We spoke with Fr. Jon Magnolias, a Greek-Orthodox priest at the Annunciation Greek Orthodox Church in Modesto, CA, and asked him to explain what factors determine if the Orthodox Church celebrates Pascha (Easter) on the same day the Catholic church does. His explanation is below and clarifies the matter immensely:
“As Greek-Orthodox Christians prepare to celebrate Easter on Sunday, April 16th, we would like to shed some light on the reasons why the Orthodox Christian Church celebrates the Resurrection of Jesus Christ later than the Catholic one. While the issue is somewhat complicated, it may be summarized in the two factors at work that cause this conflict in dates:
1) The issue of the calendar; and
2) the adherence by the Orthodox to the early practices of the Christian Church.
The first factor, the calendar, has to do with the fact that the Christian Orthodox Church continues to follow the Julian calendar when calculating the date of Pascha (Easter). The rest of Christianity uses the Gregorian calendar. There is a thirteen-day difference between the two calendars, the Julian calendar being thirteen (13) days behind the Gregorian.
The other factor at work is that the Orthodox Church continues to adhere to the rule set forth by the First Ecumenical Council, held in Nicea in 325 AD, that requires that Pascha must take place after the Jewish Passover in order to maintain the Biblical sequence of Christ’s Passion. The rest of Christianity ignores this requirement, which means that on occasion Western Easter takes place either before or during the Jewish Passover.”
The end result is that the Orthodox Church usually celebrates Easter as much as five weeks later than Western Churches.
However, this year is an exception as Orthodox Easter in 2017 is on the same days as the Catholic celebrations. One thing worth noting is that this the last time that the two Churches will share Easter celebrations until 2025! Recently, the Easter holiday has fallen on the same day in 2010, 2011, 2014, as the two dates coincide only when the full moon following the equinox counts as the first full moon after March 21 in the Julian calendar and the Gregorian calendar.

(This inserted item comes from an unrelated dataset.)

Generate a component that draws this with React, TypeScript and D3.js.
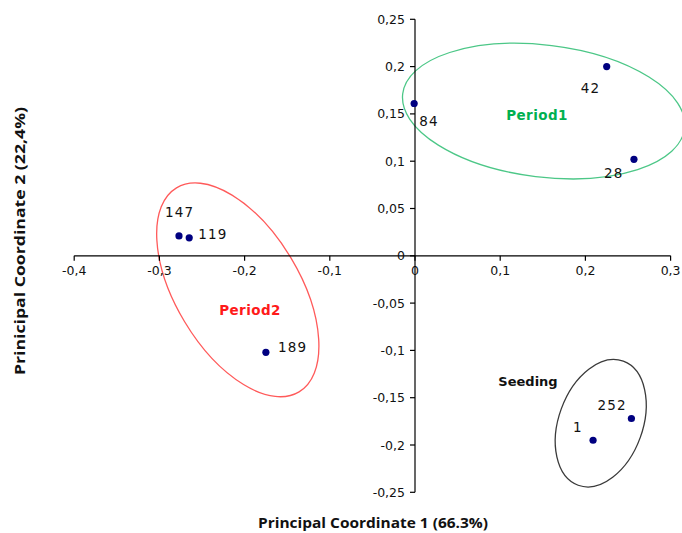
import React from "react";
import * as d3 from "d3";

// ---- data ----
const sampleIds = ["84", "42", "28", "147", "119", "189", "1", "252"];
const pc1Values = [-0.001, 0.225, 0.257, -0.277, -0.265, -0.175, 0.209, 0.254];
const pc2Values = [0.161, 0.2, 0.102, 0.021, 0.019, -0.102, -0.195, -0.172];

const xTicks = [-0.4, -0.3, -0.2, -0.1, 0, 0.1, 0.2, 0.3];
const yTicks = [-0.25, -0.2, -0.15, -0.1, -0.05, 0, 0.05, 0.1, 0.15, 0.2, 0.25];

const groupNames = ["Period1", "Period2", "Seeding"];
const groupCenterX = [0.151, -0.208, 0.218];
const groupCenterY = [0.153, -0.036, -0.177];

// ---- layout / style ----
const W = 682;
const H = 533;
const labelOffsets: [number, number][] = [
  [5, 23], [-26, 26], [-30, 19], [-14, -19], [9, 1], [12, 0], [-20, -8], [-34, -9],
];
const ellipseShapes = [
  { rx: 142, ry: 66, rot: 7, stroke: "#4cc787" },
  { rx: 62, ry: 119, rot: -31, stroke: "#ff5a5a" },
  { rx: 42, ry: 66, rot: 20, stroke: "#3a3a3a" },
];
const groupLabelPos = [
  { x: 537, y: 120, fill: "#00b050", size: 13.5, ls: 0.4 },
  { x: 250, y: 315, fill: "#ff1a1a", size: 13.5, ls: 0.4 },
  { x: 528, y: 386, fill: "#111", size: 13, ls: 0 },
];

const fmt = (v: number) =>
  v === 0 ? "0" : String(+v.toFixed(2)).replace(".", ",");

export default function App() {
  const x = d3.scaleLinear().domain([-0.4, 0.3]).range([74.2, 670.6]);
  const y = d3.scaleLinear().domain([-0.25, 0.25]).range([492.3, 19.3]);
  const x0 = x(0);
  const y0 = y(0);
  const tickFont = "DejaVu Sans";

  return (
    <svg
      width={W}
      height={H}
      style={{ position: "absolute", left: 0, top: 0, background: "#fff" }}
    >
      <rect width={W} height={H} fill="#fff" />
      {ellipseShapes.map((e, i) => {
        const cx = x(groupCenterX[i]);
        const cy = y(groupCenterY[i]);
        return (
          <ellipse
            key={"e" + i}
            cx={cx}
            cy={cy}
            rx={e.rx}
            ry={e.ry}
            transform={`rotate(${e.rot} ${cx} ${cy})`}
            fill="none"
            stroke={e.stroke}
            strokeWidth={1.3}
          />
        );
      })}
      <line x1={x(-0.4)} x2={x(0.3)} y1={y0} y2={y0} stroke="#000" strokeWidth={1.2} />
      {xTicks.map((t) => (
        <g key={"xt" + t}>
          <line x1={x(t)} x2={x(t)} y1={y0} y2={y0 + 5} stroke="#000" strokeWidth={1.2} />
          <text
            x={x(t)}
            y={y0 + 19}
            textAnchor="middle"
            fontFamily={tickFont}
            fontSize={12.5}
            fill="#111"
          >
            {fmt(t)}
          </text>
        </g>
      ))}
      <line x1={x0} x2={x0} y1={y(0.25)} y2={y(-0.25)} stroke="#000" strokeWidth={1.2} />
      {yTicks.map((t) => (
        <g key={"yt" + t}>
          <line x1={x0 - 5} x2={x0} y1={y(t)} y2={y(t)} stroke="#000" strokeWidth={1.2} />
          <text
            x={x0 - 10}
            y={y(t) + 4.5}
            textAnchor="end"
            fontFamily={tickFont}
            fontSize={12.5}
            fill="#111"
          >
            {fmt(t)}
          </text>
        </g>
      ))}
      {sampleIds.map((id, i) => {
        const px = x(pc1Values[i]);
        const py = y(pc2Values[i]);
        return (
          <g key={"p" + id}>
            <circle cx={px} cy={py} r={3.6} fill="#000080" />
            <text
              x={px + labelOffsets[i][0]}
              y={py + labelOffsets[i][1]}
              fontFamily="DejaVu Sans"
              fontSize={13.5}
              letterSpacing={1.2}
              fill="#111"
            >
              {id}
            </text>
          </g>
        );
      })}
      {groupNames.map((g, i) => (
        <text
          key={"g" + g}
          x={groupLabelPos[i].x}
          y={groupLabelPos[i].y}
          textAnchor="middle"
          fontFamily="DejaVu Sans"
          fontWeight="bold"
          fontSize={groupLabelPos[i].size}
          letterSpacing={groupLabelPos[i].ls}
          fill={groupLabelPos[i].fill}
        >
          {g}
        </text>
      ))}
      <text
        x={373}
        y={528}
        textAnchor="middle"
        fontFamily="Open Sans"
        fontWeight="bold"
        fontSize={14}
        fill="#111"
        textLength={230}
        lengthAdjust="spacingAndGlyphs"
      >
        Principal Coordinate 1 (66.3%)
      </text>
      <text
        transform={`translate(25, 241) rotate(-90)`}
        textAnchor="middle"
        fontFamily="Open Sans"
        fontWeight="bold"
        fontSize={14}
        fill="#111"
        textLength={268}
        lengthAdjust="spacingAndGlyphs"
      >
        Prinicipal Coordinate 2 (22,4%)
      </text>
    </svg>
  );
}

Also worth noting is that Orthodox Christians celebrate the rest of the major holidays on the same days as Western Churches due to a decision made in 1923 during an inter-Orthodox congress in Constantinople. Representatives of many of the Orthodox Church gathered and decided that the Church should start to follow a revised Gregorian calendar which is used to calculate all celebrations – except that of Easter, which is still calculated according to the original Julian calendar.